あなたの誕生樹

あなたの誕生樹NO.10

カナメモチ

4月10日

垣根や道路の分離帯などによく植えられる木で、常緑低木ですが、材が扇のカナメ(要)に使われることから、カナメモチ(要黐)と名前が付けられたとのことです。4月の上旬頃、新しい芽や葉が出て、真っ赤になることから、アカメモチという別名もあるのですが、これは、葉緑素が十分に形成されていない新芽を紫外線から守るために、色素のためであるといいます。何か人間の赤児に相通じるところがありますね。

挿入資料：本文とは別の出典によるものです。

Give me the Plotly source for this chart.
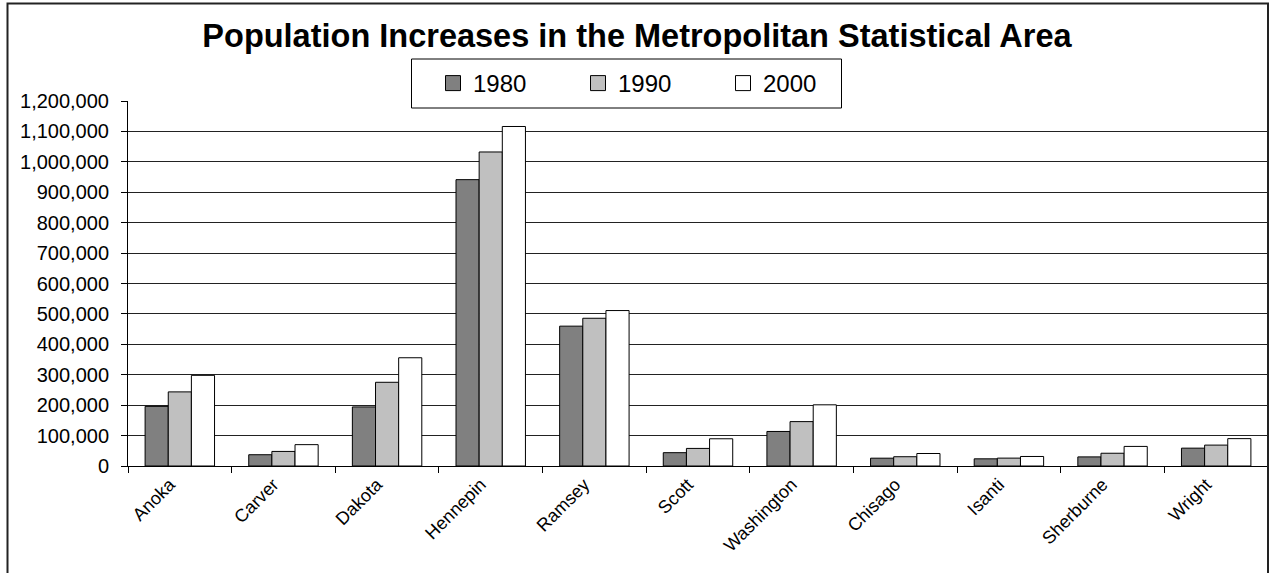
import plotly.graph_objects as go

counties = ["Anoka", "Carver", "Dakota", "Hennepin", "Ramsey", "Scott",
            "Washington", "Chisago", "Isanti", "Sherburne", "Wright"]
pop_1980 = [195998, 37046, 194279, 941411, 459784, 43784, 113571, 25717, 23600, 29908, 58681]
pop_1990 = [243641, 47915, 275227, 1032431, 485765, 57846, 145896, 30521, 25921, 41945, 68710]
pop_2000 = [298084, 70205, 355904, 1116200, 511035, 89498, 201130, 41101, 31287, 64417, 89986]
series_names = ["1980", "1990", "2000"]
series_colors = ["#808080", "#c0c0c0", "#ffffff"]
y_ticks = list(range(0, 1200001, 100000))

FONT = "Liberation Sans, Arial, sans-serif"

fig = go.Figure()
for name, vals, col in zip(series_names, [pop_1980, pop_1990, pop_2000], series_colors):
    fig.add_trace(go.Bar(x=counties, y=vals, name=name, showlegend=False,
                         marker=dict(color=col, line=dict(color="#000000", width=1))))
for name, col in zip(series_names, series_colors):
    fig.add_trace(go.Scatter(x=[None], y=[None], mode="markers", name=name,
                             marker=dict(symbol="square", size=15, color=col,
                                         line=dict(color="#000000", width=1))))

# plot area: x 128..1268, y 101..466
L, R, T, B = 128, 6, 101, 107
W, H = 1274 - L - R, 573 - T - B

def px_x(x):
    return (x - L) / W

def px_y(y):
    return (573 - B - y) / H

fig.update_layout(
    width=1274, height=573,
    margin=dict(l=L, r=R, t=T, b=B),
    paper_bgcolor="white", plot_bgcolor="white",
    barmode="group", bargap=0.33, bargroupgap=0,
    font=dict(family=FONT, color="#000000"),
    title=dict(text="<b>Population Increases in the Metropolitan Statistical Area</b>",
               x=0.5, xref="container", xanchor="center",
               y=1 - 36 / 573, yref="container", yanchor="middle",
               font=dict(size=32.5, family=FONT, color="#000000")),
    xaxis=dict(type="category", showline=True, linecolor="#000000", linewidth=1,
               ticks="outside", tickson="boundaries", ticklen=6, tickcolor="#000000",
               tickangle=-45, ticklabelshift=-10,
               tickfont=dict(size=18, family=FONT, color="#000000"),
               showgrid=False, zeroline=False, fixedrange=True),
    yaxis=dict(range=[0, 1200000], tickvals=y_ticks, tickformat=",",
               showline=True, linecolor="#000000", linewidth=1,
               ticks="outside", ticklen=6, tickcolor="#000000",
               ticklabelstandoff=8,
               tickfont=dict(size=20, family=FONT, color="#000000"),
               showgrid=True, gridcolor="#222222", gridwidth=1, zeroline=False),
    legend=dict(orientation="h", x=px_x(433), xanchor="left",
                y=px_y(83.5), yanchor="middle",
                bgcolor="rgba(0,0,0,0)", borderwidth=0,
                entrywidth=100, entrywidthmode="pixels",
                font=dict(size=24, family=FONT, color="#000000")),
    shapes=[
        dict(type="rect", xref="paper", yref="paper",
             x0=px_x(411.5), x1=px_x(841.5), y0=px_y(108), y1=px_y(59),
             line=dict(color="#000000", width=1), fillcolor="white", layer="above"),
        dict(type="rect", xref="paper", yref="paper",
             x0=px_x(7.5), x1=px_x(1268), y0=px_y(600), y1=px_y(3.5),
             line=dict(color="#222222", width=2), fillcolor="rgba(0,0,0,0)", layer="above"),
    ],
)

fig.write_html("out.html")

また、臭いのきつい白い花が咲きますが、これがソバの花に似ていることからソバノキという別名もあります。

同じモチノキ科でホンモチという木がありますが、この木の樹皮から“鳥モチ(黐)”を作ることができます。子どもの頃、このホンモチの樹皮を小刀で削り取り、土の中でしばらく腐らせて、水で注ぎながら石の上で叩き、鳥モチを作っていました。そうして作った鳥モチでメジロやスズメに似たイナクグリ(稲潜り)と呼んでいた鳥などを捕まえて遊んでいましたが、今ではこの漁法は禁止されているようです。

村上鬼城の俳句に「黐ちるや蟇こもりゐる垣の下」は多分、ホンモチではなく、カナメモチを詠ったものではないかと思います。